Current LLMs can probably guess [simp] vs. not with reasonable accuracy. Predicting optimal constraints is genuinely hard. This is the frontier.
Level 1 (Easy): Given a lemma, predict whether it should have [simp] or [grind].
Level 2 (Medium): Given a lemma marked [grind], predict good trigger patterns.
Level 3 (Hard): Predict patterns with optimal constraints that minimize instantiations while preserving completeness.
Level 4 (Research Frontier): Given a goal that grind fails on, diagnose whether the failure is due to missing annotations or bad constraints, and propose a fix.
Functional Benchmark: Given a library and a test suite of goals, produce annotations such that grind closes the maximum number of goals with minimum instantiation count. Evaluate on the Pareto frontier.
Run grind +suggestions across all of Mathlib. For every proof it closes, log which suggestions were needed. Those theorems are candidates for [grind] annotation, and the trace tells you what patterns and constraints would work. This is automated annotation discovery—mining labels from successful proofs, not asking humans to label.
Then train a model on this data. Deploy it as the suggestion oracle. Measure whether it improves grind success rate on held-out goals.

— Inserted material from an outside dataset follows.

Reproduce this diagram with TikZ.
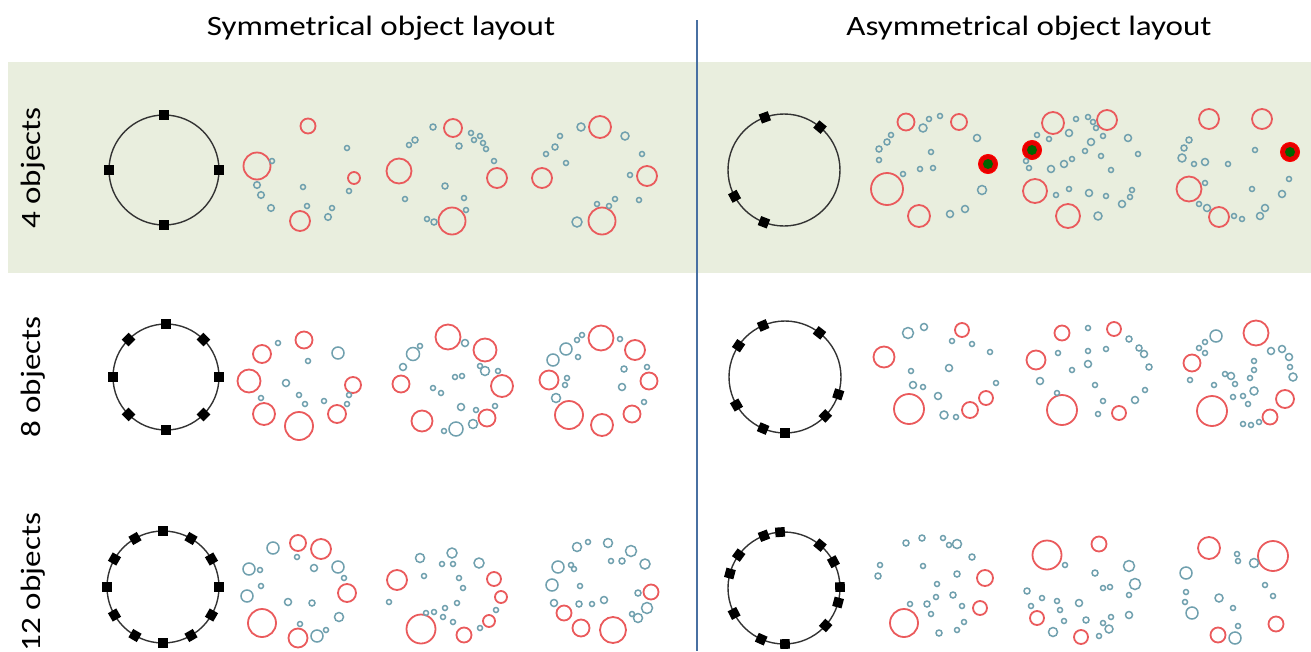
\documentclass[tikz,border=0pt]{standalone}
\usepackage{fontspec}
\setmainfont{Carlito}
\definecolor{bandgreen}{RGB}{233,238,222}
\definecolor{objred}{RGB}{234,90,92}
\definecolor{objblue}{RGB}{112,160,174}
\definecolor{divblue}{RGB}{72,112,162}
\definecolor{hitgreen}{RGB}{0,100,0}
\begin{document}
\begin{tikzpicture}[x=1pt, y=-1pt,
	title/.style={font=\fontsize{28}{34}\selectfont, anchor=base, inner sep=0pt},
	rowlabel/.style={font=\fontsize{28}{34}\selectfont, rotate=90, anchor=base, inner sep=0pt},
	redobj/.style={draw=objred, line width=1.8pt},
	blueobj/.style={draw=objblue, line width=1.5pt},
	ring/.style={draw=black!80, line width=1.4pt},
	target/.style={fill=red!90!black, draw=red, line width=1pt},
	]

\useasboundingbox (0,0) rectangle (1311,651);

% Create the background and titles
\fill[bandgreen] (8,62) rectangle (1311,273);
\draw[divblue, line width=1.2pt] (697,20) -- (697,651);

\node[title] (symtitle) at (381,35) {\scalebox{1.18}[1]{Symmetrical object layout}};
\node[title] (asymtitle) at (1029,35) {\scalebox{1.18}[1]{Asymmetrical object layout}};

\node[rowlabel] (lab4) at (40,168) {\scalebox{1.18}[1]{4 objects}};
\node[rowlabel] (lab8) at (40,377) {\scalebox{1.18}[1]{8 objects}};
\node[rowlabel] (lab12) at (40,582) {\scalebox{1.18}[1]{12 objects}};

% Object layouts
\foreach \cx/\cy/\rr/\angs in {
	164/170/55/{0,90,180,270},
	166/377/53/{0,45,90,135,180,225,270,315},
	163/587/56/{0,30,60,90,120,150,180,210,240,270,300,330},
	784/170/56/{110,50,208,249},
	785/377/56/{113,146,52,342,316,210,247,270},
	784/588/56/{111,94,144,165,50,28,1,345,318,207,246,271}} {
	\draw[ring] (\cx,\cy) circle [radius=\rr pt];
	\foreach \a in \angs
		\fill[black, shift={(\cx,\cy)}, rotate=\a, xshift=\rr pt] (-4.8pt,-4.8pt) rectangle (4.8pt,4.8pt);
}

% Red objects
\foreach \cx/\cy/\r in {
	308/126/7.5, 257/166/13.5, 354/178/6, 300/221/10,
	453/128/9, 399/171/12.5, 497/178/10, 452/221/13.5,
	600/127/11, 542/178/10, 647/176/10, 602/221/13.5,
	906/122/8.5, 959/122/8, 887/189/16, 919/216/11,
	1053/123/11, 1107/120/10, 1035/191/12, 1068/216/12,
	1209/119/10, 1262/119/10, 1189/189/12.5, 1219/217/10,
	304/340/8.5, 262/354/9, 249/381/11.5, 353/385/8, 264/414/11, 337/414/9, 299/426/14,
	448/337/12.5, 485/350/11.5, 401/384/8.5, 502/386/11, 422/421/10.5, 487/418/8.5,
	601/338/12.5, 635/350/10, 549/380/9.5, 649/381/8.5, 569/415/14, 602/425/11, 632/414/8.5,
	962/330/7, 884/357/10.5, 909/409/15, 970/410/8, 986/398/7,
	1062/333/7.5, 1114/329/7, 1036/360/9.5, 1062/410/15, 1119/413/7,
	1256/333/12.5, 1192/363/8.5, 1285/399/9, 1270/417/7.5, 1212/411/15,
	298/543/8, 321/549/10, 347/593/9, 262/623/14, 298/638/9.5,
	397/580/10, 421/629/14.5, 494/579/7, 501/597/6, 489/621/6, 464/635/7.5,
	651/592/7.5, 564/613/7.5, 581/628/8.5, 613/630/13,
	985/578/8, 980/608/7, 904/623/14,
	1047/555/14.5, 1099/544/7.5, 1037/618/7, 1081/637/7,
	1209/548/11, 1273/556/15, 1276/624/7.5, 1218/635/7.5}
	\draw[redobj] (\cx,\cy) circle [radius=\r pt];

% Target objects
\foreach \cx/\cy in {988/164, 1032/150, 1290/152} {
	\fill[target] (\cx,\cy) circle [radius=9.5pt];
	\fill[hitgreen] (\cx,\cy) circle [radius=5pt];
}

% Blue objects
\foreach \cx/\cy/\r in {
	272/161/2.5, 257/185/3.3, 261/195/3.3, 271/208/3.3, 303/187/2.5, 307/206/2.5, 328/217/3.3, 332/208/2.5, 349/191/2.5, 347/148/2.5,
	433/127/3, 415/140/3, 409/145/2.5, 459/146/3, 471/133/2.5, 474/140/2.5, 480/136/2.5, 483/143/2.5, 486/149/2.5, 494/161/2.5, 445/186/3, 405/199/2.5, 464/198/2.5, 466/210/2.5, 427/219/2.5, 434/222/3,
	581/127/4, 625/136/4, 560/136/2.5, 555/147/3, 546/154/2.5, 566/163/2.5, 642/154/2.5, 630/175/2.5, 639/200/2.5, 615/199/2.5, 609/206/2.5, 597/204/2.5, 577/222/5,
	929/119/2.5, 940/116/2.5, 923/128/4, 891/135/2.5, 887/142/3, 879/149/3, 879/160/2.5, 931/152/2.5, 920/169/2.5, 933/168/2.5, 903/174/2.5, 977/138/3.5, 982/190/4.5, 965/209/3.5, 950/214/3.5,
	1076/119/2.5, 1088/117/2.5, 1093/122/2.5, 1096/128/2.5, 1069/133/3.5, 1037/135/2.5, 1049/139/2.5, 1103/136/2.5, 1091/142/3.5, 1128/138/3.5, 1085/151/2.5, 1101/156/2.5, 1138/154/2.5, 1072/159/2.5, 1064/164/3.5, 1026/161/2.5, 1029/168/2.5, 1051/169/3.5, 1111/170/2.5, 1069/189/2.5, 1056/195/2.5, 1089/193/3.5, 1106/196/2.5, 1132/190/2.5, 1130/197/2.5, 1122/204/3.5, 1098/216/4,
	1189/140/3, 1184/148/3, 1182/158/4, 1194/164/2.5, 1205/162/3.5, 1228/164/2.5, 1255/150/2.5, 1205/183/2.5, 1252/189/2.5, 1289/179/2.5, 1282/194/3.5, 1199/204/2.5, 1207/208/3.5, 1234/216/2.5, 1242/219/2.5, 1260/216/3.5, 1265/208/3.5,
	278/343/2.5, 308/361/2.5, 338/353/6, 286/383/3.5, 261/398/2.5, 299/395/2.5, 305/404/2.5, 324/401/2.5, 349/395/2.5, 347/404/2.5,
	465/343/3.5, 413/354/6.5, 420/346/2.5, 403/367/3.5, 455/377/2.5, 462/376/2.5, 480/366/2.5, 485/371/4.5, 498/371/2.5, 433/388/2.5, 441/393/2.5, 461/407/3.5, 476/410/2.5, 495/406/2.5, 473/424/4.5, 456/429/7, 444/431/2.5,
	582/335/2.5, 577/340/2.5, 566/349/6, 553/360/6, 578/357/2.5, 620/339/2.5, 624/369/3, 647/367/2.5, 567/378/2.5, 565/385/2.5, 622/387/3.5, 556/398/4.5, 644/402/2.5,
	908/333/5.5, 924/327/3.5, 952/341/2.5, 972/344/2.5, 990/352/2.5, 911/371/2.5, 949/368/3.5, 913/385/3.5, 923/387/2.5, 938/396/3.5, 996/383/2.5, 944/415/4, 956/417/2.5,
	1088/328/2.5, 1129/339/3, 1106/349/2.5, 1088/351/2.5, 1058/353/2.5, 1139/348/3, 1144/354/3.5, 1149/367/3, 1088/364/3.5, 1072/370/2.5, 1040/381/3.5, 1095/385/2.5, 1057/393/2.5, 1145/390/2.5, 1135/400/3.5, 1103/401/2.5, 1098/414/2.5,
	1216/336/6, 1205/342/2.5, 1199/348/2.5, 1205/353/2.5, 1271/351/3.5, 1282/349/3.5, 1289/357/3.5, 1254/361/2.5, 1290/367/2.5, 1293/377/4, 1254/370/2.5, 1225/374/2.5, 1231/376/3.5, 1250/378/2.5, 1190/380/2.5, 1214/385/2.5, 1235/384/2.5, 1254/391/4, 1233/397/2.5, 1243/396/2.5, 1248/404/2.5, 1243/424/2.5, 1251/425/2.5, 1259/422/2.5,
	273/548/6, 297/557/2.5, 249/569/6, 260/570/2.5, 314/568/3.5, 338/567/6, 344/578/2.5, 261/586/2.5, 247/596/6, 288/602/3.5, 312/603/3, 339/617/4.5, 300/624/2.5, 326/630/2.5, 317/636/6,
	420/558/4.5, 452/553/5, 479/563/5, 442/564/2.5, 453/564/2.5, 424/576/2.5, 459/578/2.5, 463/588/2.5, 389/602/2.5, 445/608/2.5, 457/603/2.5, 426/613/2.5, 434/612/2.5, 443/617/2.5, 453/622/2.5, 496/610/2.5, 480/628/2.5,
	577/547/4.5, 588/542/2.5, 608/543/4.5, 631/551/5.5, 611/561/2.5, 622/561/3, 645/564/5, 558/567/6, 571/565/2.5, 574/569/2.5, 552/585/6, 580/586/2.5, 638/593/3, 554/603/3.5, 579/604/3, 592/604/2.5, 604/600/3.5, 647/608/5.5, 632/614/2.5, 638/618/4.5,
	906/543/3, 922/538/3, 943/538/2.5, 949/545/2.5, 957/544/4.5, 972/557/3, 880/565/2.5, 878/576/3, 923/566/2.5, 957/574/3, 937/584/2.5, 953/595/3, 936/597/2.5, 927/604/3, 910/604/2.5, 962/606/2.5, 931/614/2.5, 964/622/2.5, 957/630/2.5, 939/633/3,
	1065/565/2.5, 1095/573/3, 1129/566/5.5, 1135/584/5.5, 1103/588/2.5, 1110/587/2.5, 1129/595/2.5, 1027/591/3, 1042/598/2.5, 1057/601/2.5, 1079/603/3.5, 1031/606/2.5, 1060/610/2.5, 1064/621/2.5, 1086/620/3, 1111/617/2.5, 1129/615/3.5, 1103/623/2.5, 1109/629/4, 1053/632/4.5, 1099/636/2.5,
	1237/554/2.5, 1238/561/2.5, 1254/563/4.5, 1186/573/6, 1265/585/2.5, 1273/596/2.5, 1186/592/2.5, 1185/602/2.5, 1219/598/4, 1233/608/2.5, 1192/613/6, 1238/626/2.5, 1235/638/6}
	\draw[blueobj] (\cx,\cy) circle [radius=\r pt];

\end{tikzpicture}
\end{document}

#grind_lint as reward that learns to write good constraints?grind +suggestions, improves success rate on held-out goals?Current Mathlib annotations were written by humans through trial and error over years. Can an AI, given the same feedback signals we use, learn to annotate a new library in hours instead of years? We don’t know if this is solvable with current methods. That’s why we’re bringing it to you.